A worked example. Fork a notebook, develop two approaches, compare them, and converge.

This walks one branching workflow end to end. For the ideas behind it (checkpoints, the branch graph, convergence), read Branches first.

The setup: you've loaded and cleaned a dataset and fit a logistic-regression baseline. You want to compare it against a gradient-boosted model without redoing any of that.

1. Get to the fork point

Work the notebook up to the cell where the two paths split. Here that's right after the train/test split, with X_train, y_train, and the rest in the kernel. Everything above is shared setup you don't want to repeat.

2. Fork

Fork from that cell. Clusy checkpoints the kernel state, so the new branch starts with your loaded and split data already in memory. Name it something you'll recognize, since "gbm" beats "branch 2."

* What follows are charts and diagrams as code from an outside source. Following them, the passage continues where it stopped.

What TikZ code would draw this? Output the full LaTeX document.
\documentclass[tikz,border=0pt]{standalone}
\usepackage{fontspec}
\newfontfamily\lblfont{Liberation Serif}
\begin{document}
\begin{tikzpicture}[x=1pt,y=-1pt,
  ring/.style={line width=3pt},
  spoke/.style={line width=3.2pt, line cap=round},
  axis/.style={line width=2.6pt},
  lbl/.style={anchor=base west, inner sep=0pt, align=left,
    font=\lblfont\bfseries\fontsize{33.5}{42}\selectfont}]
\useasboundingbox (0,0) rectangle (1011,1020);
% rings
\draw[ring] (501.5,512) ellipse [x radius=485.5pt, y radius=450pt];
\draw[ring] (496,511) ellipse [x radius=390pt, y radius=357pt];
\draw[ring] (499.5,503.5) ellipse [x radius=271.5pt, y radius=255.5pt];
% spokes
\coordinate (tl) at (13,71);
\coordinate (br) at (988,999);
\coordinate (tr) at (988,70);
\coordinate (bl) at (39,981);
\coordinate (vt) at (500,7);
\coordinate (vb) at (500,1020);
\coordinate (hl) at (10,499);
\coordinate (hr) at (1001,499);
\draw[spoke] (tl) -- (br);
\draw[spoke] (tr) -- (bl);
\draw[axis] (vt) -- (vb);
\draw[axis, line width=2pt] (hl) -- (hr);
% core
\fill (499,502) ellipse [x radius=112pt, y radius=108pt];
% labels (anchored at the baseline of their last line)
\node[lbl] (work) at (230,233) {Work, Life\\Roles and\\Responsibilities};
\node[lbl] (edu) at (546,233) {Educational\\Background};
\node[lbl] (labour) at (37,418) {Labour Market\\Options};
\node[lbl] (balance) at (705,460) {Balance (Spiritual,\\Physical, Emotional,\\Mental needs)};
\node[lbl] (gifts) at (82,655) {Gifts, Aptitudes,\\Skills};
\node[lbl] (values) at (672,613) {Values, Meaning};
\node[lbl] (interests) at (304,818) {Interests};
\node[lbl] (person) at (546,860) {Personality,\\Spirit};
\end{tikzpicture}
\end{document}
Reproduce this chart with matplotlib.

You now have two branches sharing the setup and diverging from here. The baseline branch is untouched.

3. Build the new branch

On the new branch, build the gradient-boosted approach: fit, evaluate, and plot whatever you'll compare on. Ask the agent or write it yourself. Because the setup state came along in the checkpoint, the first new cell can use X_train right away.

4. Compare

Switch between the branches, or open the tree view to see how they relate. Line up the numbers you care about, like accuracy, the confusion matrices, and the ROC curves. Both branches ran from the same checkpoint, so you know they saw the same data and the comparison is honest.

5. Converge

Once you've decided:

Winner carries that branch's result and kernel state into the cells downstream, and you keep building from there.
Comparison keeps both, when the comparison itself is the deliverable.
Manual lets you take pieces of each.

The point where the branches rejoin is a convergence point, a diamond in the graph that says these split back at the train/test cell and came together here.

Tips

Fork early. It's cheap, because it snapshots state instead of recomputing. Don't agonize over whether an idea is worth a branch. Just try it.
Name branches. A tree of "branch 1, 2, 3" is its own puzzle.
Set dead ends to dormant instead of deleting them. You keep the record of what you tried without the clutter.
Branching isn't committing. When you've got a result worth versioning, commit the notebook to GitHub.